26th February 2004 02:32 UTC

Here's the idea I had in action. The top and bottom of the sphere were leveled off because the shape gets too dynamic for whittaker iteration making it hard to zero in on a specific solution. Yeah I know the code isn't optimized. I just wanted to give out an example. I can make the surface change with the music. The shading isn't right yet but it works well enough. Ideas?


16th March 2004 04:50 UTC

I'm still working with this idea. Anybody know any nice way of skewing those normals on the lumpy torus shape? I figure its dependent on the angle from the center and the angle from the closest point on the curve but I haven't really had the time to think it through fully. Any ideas? UnConeD? Jheriko? Anybody?


16th March 2004 08:57 UTC

Skewing? Normals? Why? That torus looks fine as it is.. the edge fading looks okay imo, besides wouldn't better edge fading result in more ugly black 'occlusions' that shouldn't really happen? I assume you want normals for the edge fading since the lighting effect looks like distance fog to me.

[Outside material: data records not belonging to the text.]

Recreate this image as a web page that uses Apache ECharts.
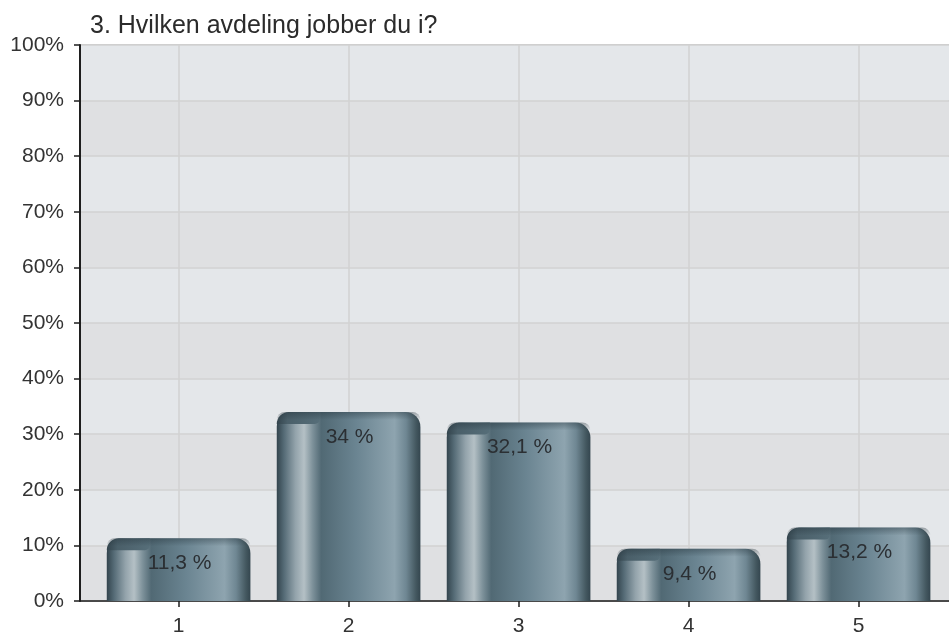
<!DOCTYPE html>
<html>
<head>
<meta charset="utf-8">
<script src="https://cdn.jsdelivr.net/npm/echarts@6/dist/echarts.min.js"></script>
<style>
  html, body { margin: 0; padding: 0; background: #ffffff; }
  #chart { width: 949px; height: 638px; }
</style>
</head>
<body>
<div id="chart"></div>
<script>
// Survey question and answer shares per department
const titleText = '3. Hvilken avdeling jobber du i?';
const categories = ['1', '2', '3', '4', '5'];
const shares = [11.3, 34, 32.1, 9.4, 13.2];
const yTicks = [0, 10, 20, 30, 40, 50, 60, 70, 80, 90, 100];

const FONT = '"Liberation Sans", Arial, Helvetica, sans-serif';
const positions = categories.map((c, i) => i + 1);

function pctLabel(v) {
  return String(v).replace('.', ',') + ' %';
}

// Horizontal shading that gives each column its rounded, metallic look
function bodyFill() {
  return new echarts.graphic.LinearGradient(0, 0, 1, 0, [
    { offset: 0.00, color: '#33444d' },
    { offset: 0.05, color: '#556b76' },
    { offset: 0.13, color: '#93a3ab' },
    { offset: 0.19, color: '#b4c0c5' },
    { offset: 0.25, color: '#7d919a' },
    { offset: 0.31, color: '#516974' },
    { offset: 0.55, color: '#6a8491' },
    { offset: 0.82, color: '#8ea4af' },
    { offset: 0.90, color: '#6f8793' },
    { offset: 0.97, color: '#43575f' },
    { offset: 1.00, color: '#34464f' }
  ]);
}

function renderColumn(params, api) {
  const xv = api.value(0);
  const yv = api.value(1);
  const top = api.coord([xv, yv]);
  const base = api.coord([xv, 0]);
  const w = api.size([0.845, 0])[0];
  const x = top[0] - w / 2;
  const h = base[1] - top[1];
  const r = Math.min(15, h);
  const capH = Math.min(12, h);
  return {
    type: 'group',
    children: [
      {
        type: 'rect',
        shape: { x: x, y: top[1], width: w, height: h, r: [r, r, 0, 0] },
        style: { fill: bodyFill() }
      },
      {
        // dark lid over the left part of the column top
        type: 'rect',
        shape: { x: x, y: top[1], width: w * 0.3, height: capH, r: [r, 0, 5, 0] },
        style: {
          fill: new echarts.graphic.LinearGradient(0, 0, 1, 0, [
            { offset: 0, color: '#33444d' },
            { offset: 0.25, color: '#4a5f69' },
            { offset: 1, color: '#566e79' }
          ])
        }
      },
      {
        // soft darker rim along the rounded top
        type: 'rect',
        shape: { x: x, y: top[1], width: w, height: Math.min(8, h), r: [r, r, 0, 0] },
        style: {
          fill: new echarts.graphic.LinearGradient(0, 0, 0, 1, [
            { offset: 0, color: 'rgba(35,50,58,0.4)' },
            { offset: 1, color: 'rgba(35,50,58,0)' }
          ])
        }
      },
      {
        type: 'text',
        style: {
          text: pctLabel(yv),
          x: top[0] + 1,
          y: top[1] + 25,
          align: 'center',
          verticalAlign: 'middle',
          fill: '#2b2f33',
          font: '21px ' + FONT
        }
      }
    ]
  };
}

const chart = echarts.init(document.getElementById('chart'), null, { renderer: 'canvas' });

chart.setOption({
  animation: false,
  backgroundColor: '#ffffff',
  textStyle: { fontFamily: FONT },
  title: {
    text: titleText,
    left: 85,
    top: 9,
    textStyle: { fontFamily: FONT, fontSize: 25, fontWeight: 'normal', color: '#2b2b2b' }
  },
  grid: {
    left: 80,
    right: 0,
    top: 45,
    bottom: 37,
    show: true,
    backgroundColor: '#e3e6e9',
    borderColor: '#8c8c8c',
    borderWidth: 1
  },
  xAxis: {
    type: 'value',
    min: 0.42,
    max: 5.532,
    axisLine: { show: true, onZero: false, lineStyle: { color: '#1e1e1e', width: 1.5 } },
    axisTick: { show: true, length: 6, customValues: positions, lineStyle: { color: '#1e1e1e', width: 1.5 } },
    axisLabel: {
      customValues: positions,
      formatter: (v) => categories[Math.round(v) - 1],
      margin: 15,
      fontSize: 21,
      color: '#333333',
      fontFamily: FONT
    },
    splitLine: { show: true, lineStyle: { color: '#d2d2d2', width: 1.5 } }
  },
  yAxis: {
    type: 'value',
    min: yTicks[0],
    max: yTicks[yTicks.length - 1],
    interval: 10,
    axisLine: { show: true, lineStyle: { color: '#1e1e1e', width: 2 } },
    axisTick: { show: true, length: 6, lineStyle: { color: '#1e1e1e', width: 1.5 } },
    axisLabel: {
      formatter: '{value}%',
      margin: 16,
      fontSize: 21,
      color: '#333333',
      fontFamily: FONT
    },
    splitLine: { show: true, lineStyle: { color: '#d2d2d2', width: 1.5 } },
    splitArea: { show: true, areaStyle: { color: ['#dfe0e2', '#e4e7ea'] } }
  },
  series: [
    {
      type: 'custom',
      renderItem: renderColumn,
      data: shares.map((v, i) => [positions[i], v]),
      encode: { x: 0, y: 1 },
      z: 5
    }
  ]
});
</script>
</body>
</html>
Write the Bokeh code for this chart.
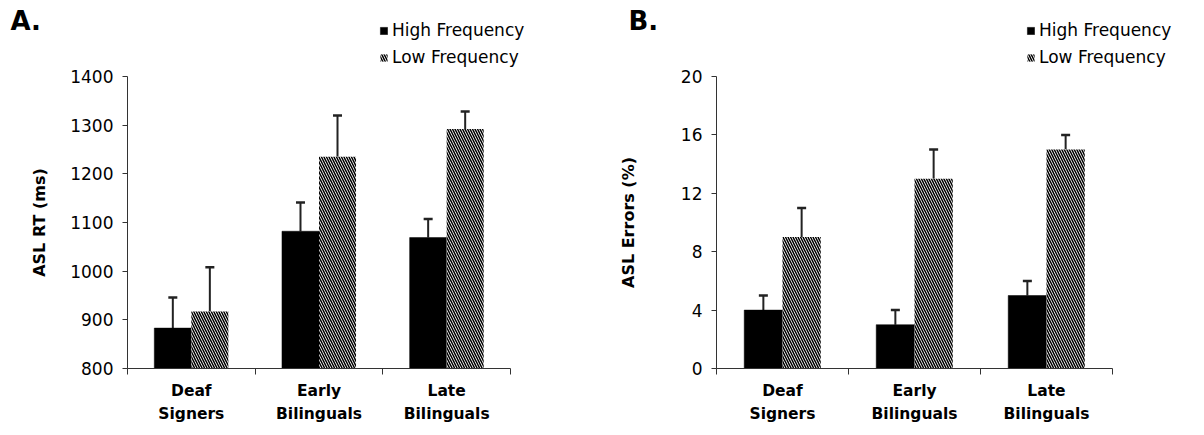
import numpy as np
from bokeh.plotting import figure
from bokeh.models import (ColumnDataSource, FixedTicker, Whisker, TeeHead,
                          Legend, LegendItem, Range1d, Label)
from bokeh.layouts import row, column
from bokeh.embed import file_html
from bokeh.resources import INLINE

# ---------------- data ----------------
groups = ["Deaf\nSigners", "Early\nBilinguals", "Late\nBilinguals"]
series = ["High Frequency", "Low Frequency"]

rt_high = [883, 1082, 1069]
rt_high_se = [63, 59, 38]
rt_low = [917, 1235, 1292]
rt_low_se = [91, 85, 36]
rt_ticks = [800, 900, 1000, 1100, 1200, 1300, 1400]

err_high = [4, 3, 5]
err_high_se = [1, 1, 1]
err_low = [9, 13, 15]
err_low_se = [2, 2, 1]
err_ticks = [0, 4, 8, 12, 16, 20]

FONT = "DejaVu Sans"
W = 1204
HEAD = 68
H = 435 - HEAD
TOP = 8
BOTTOM = 67

HIGH_STYLE = dict(fill_color="black", line_color="black", line_width=0.5)
LOW_STYLE = dict(fill_color="white", line_color=None, hatch_pattern="\\",
                 hatch_color="black", hatch_scale=5, hatch_weight=1.5)


def panel(ylabel, ticks, high, high_se, low, low_se, width, left, axis_end,
          label_standoff):
    y0, y1 = ticks[0], ticks[-1]
    x_end = 3.0 * (width - left) / (axis_end - left)

    p = figure(width=width, height=H, output_backend="svg", toolbar_location=None,
               x_range=Range1d(0, x_end), y_range=Range1d(y0, y1),
               min_border_left=left, min_border_right=0, min_border_top=TOP,
               min_border_bottom=BOTTOM)
    p.outline_line_color = None
    p.xgrid.visible = False
    p.ygrid.visible = False
    p.background_fill_color = "white"
    p.border_fill_color = "white"

    idx = np.arange(len(groups))
    bw = 0.29
    xh = idx + 0.5 - bw / 2
    xl = idx + 0.5 + bw / 2
    src_h = ColumnDataSource(dict(x=xh, top=high,
                                  upper=[v + e for v, e in zip(high, high_se)]))
    src_l = ColumnDataSource(dict(x=xl, top=low,
                                  upper=[v + e for v, e in zip(low, low_se)]))

    p.vbar(x="x", top="top", bottom=y0, width=bw, source=src_h, **HIGH_STYLE)
    p.vbar(x="x", top="top", bottom=y0, width=bw, source=src_l, **LOW_STYLE)

    for src in (src_h, src_l):
        w = Whisker(base="x", lower="top", upper="upper", source=src,
                    line_color="#222222", line_width=2,
                    upper_head=TeeHead(size=9, line_color="#222222", line_width=2.5),
                    lower_head=None)
        p.add_layout(w)

    xa = p.xaxis[0]
    xa.ticker = FixedTicker(ticks=list(idx + 0.5), minor_ticks=[0, 1, 2, 3])
    xa.major_label_overrides = {float(i + 0.5): g for i, g in enumerate(groups)}
    xa.bounds = (0, 3)
    xa.major_tick_out = 0
    xa.major_tick_in = 0
    xa.minor_tick_out = 6
    xa.minor_tick_in = 0
    xa.axis_line_color = "#333333"
    xa.minor_tick_line_color = "#333333"
    xa.major_label_text_font = FONT
    xa.major_label_text_font_style = "bold"
    xa.major_label_text_font_size = "15.5px"
    xa.major_label_text_color = "black"
    xa.major_label_text_line_height = 1.28
    xa.major_label_standoff = 7

    ya = p.yaxis[0]
    ya.ticker = FixedTicker(ticks=ticks, minor_ticks=[])
    ya.bounds = (y0, y1)
    ya.major_tick_out = 5
    ya.major_tick_in = 0
    ya.minor_tick_out = 0
    ya.minor_tick_in = 0
    ya.axis_line_color = "#333333"
    ya.major_tick_line_color = "#333333"
    ya.major_label_text_font = FONT
    ya.major_label_text_font_size = "17px"
    ya.major_label_text_color = "black"
    ya.major_label_standoff = 9
    ya.axis_label = ylabel
    ya.axis_label_text_font = FONT
    ya.axis_label_text_font_style = "bold"
    ya.axis_label_text_font_size = "16px"
    ya.axis_label_text_color = "black"
    ya.axis_label_standoff = label_standoff
    return p


# ---------------- header strip: panel letters and legends ----------------
head = figure(width=W, height=HEAD, output_backend="svg", toolbar_location=None,
              x_range=Range1d(0, W), y_range=Range1d(0, HEAD),
              x_axis_location=None, y_axis_location=None,
              min_border=0)
head.outline_line_color = None
head.xgrid.visible = False
head.ygrid.visible = False

# legend-only renderers: a single zero-height bar left of the visible strip
proxy = ColumnDataSource(dict(x=[-100], top=[0]))
leg_h = head.vbar(x="x", top="top", width=1, source=proxy, **HIGH_STYLE)
leg_l = head.vbar(x="x", top="top", width=1, source=proxy, **LOW_STYLE)

for letter, lx in (("A.", 10), ("B.", 628)):
    head.add_layout(Label(x=lx, y=HEAD - 20, text=letter, text_font=FONT,
                          text_font_style="bold", text_font_size="26px",
                          text_baseline="middle", text_align="left",
                          text_color="black"))

for lx in (379, 1026):
    lg = Legend(items=[LegendItem(label=series[0], renderers=[leg_h]),
                       LegendItem(label=series[1], renderers=[leg_l])],
                orientation="vertical", location=(lx, 1),
                glyph_width=9, glyph_height=9, label_height=16,
                label_standoff=4, spacing=7, padding=0, margin=0,
                border_line_color=None, background_fill_alpha=0,
                label_text_font=FONT, label_text_font_size="17px",
                label_text_color="black")
    head.add_layout(lg)

pA = panel("ASL RT (ms)", rt_ticks, rt_high, rt_high_se, rt_low, rt_low_se,
           width=604, left=127, axis_end=510, label_standoff=18)
pB = panel("ASL Errors (%)", err_ticks, err_high, err_high_se, err_low, err_low_se,
           width=600, left=112, axis_end=508, label_standoff=40)

layout = column(head, row(pA, pB))
open("out.html", "w").write(file_html(layout, INLINE))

If you want more 'space curves' to try here are some parametric surfaces that I like:

f8 klein bottle:
x=(1+cos(u/2)*sin(v)-sin(u/2)*sin(2*v))*cos(u)
y=(1+cos(u/2)*sin(v)-sin(u/2)*sin(2*v))*sin(u)
z=sin(u/2)*sin(v)+cos(u/2)*sin(2*v)

moebius strip:
x=cos(u)+v*cos(.5*u)*cos(u)
y=sin(u)+v*cos(.5*u)*sin(u)
z=v*sin(.5*u)

I made a minipack a while ago containing quite a few different parameteric surfaces, its called 6point5 and can be found in my deviantart gallery, be warned though some of the functions might be messy since I derived a couple of them myself.


16th March 2004 16:46 UTC

The normals I'm using on the lumpy torus are exactly the same as the normals on the normal torus, but they dont account for the lumps so the lighting doesn't look quite right. That's why I wanted to skew the normals.


10th April 2004 06:57 UTC

My experience & my information about advanced method of writing hard DM's & SSc's is very little.
But I try to learn them in AVS.


10th April 2004 07:00 UTC

D12: Can you please stop digging up old threads and adding absolutely NOTHING to them?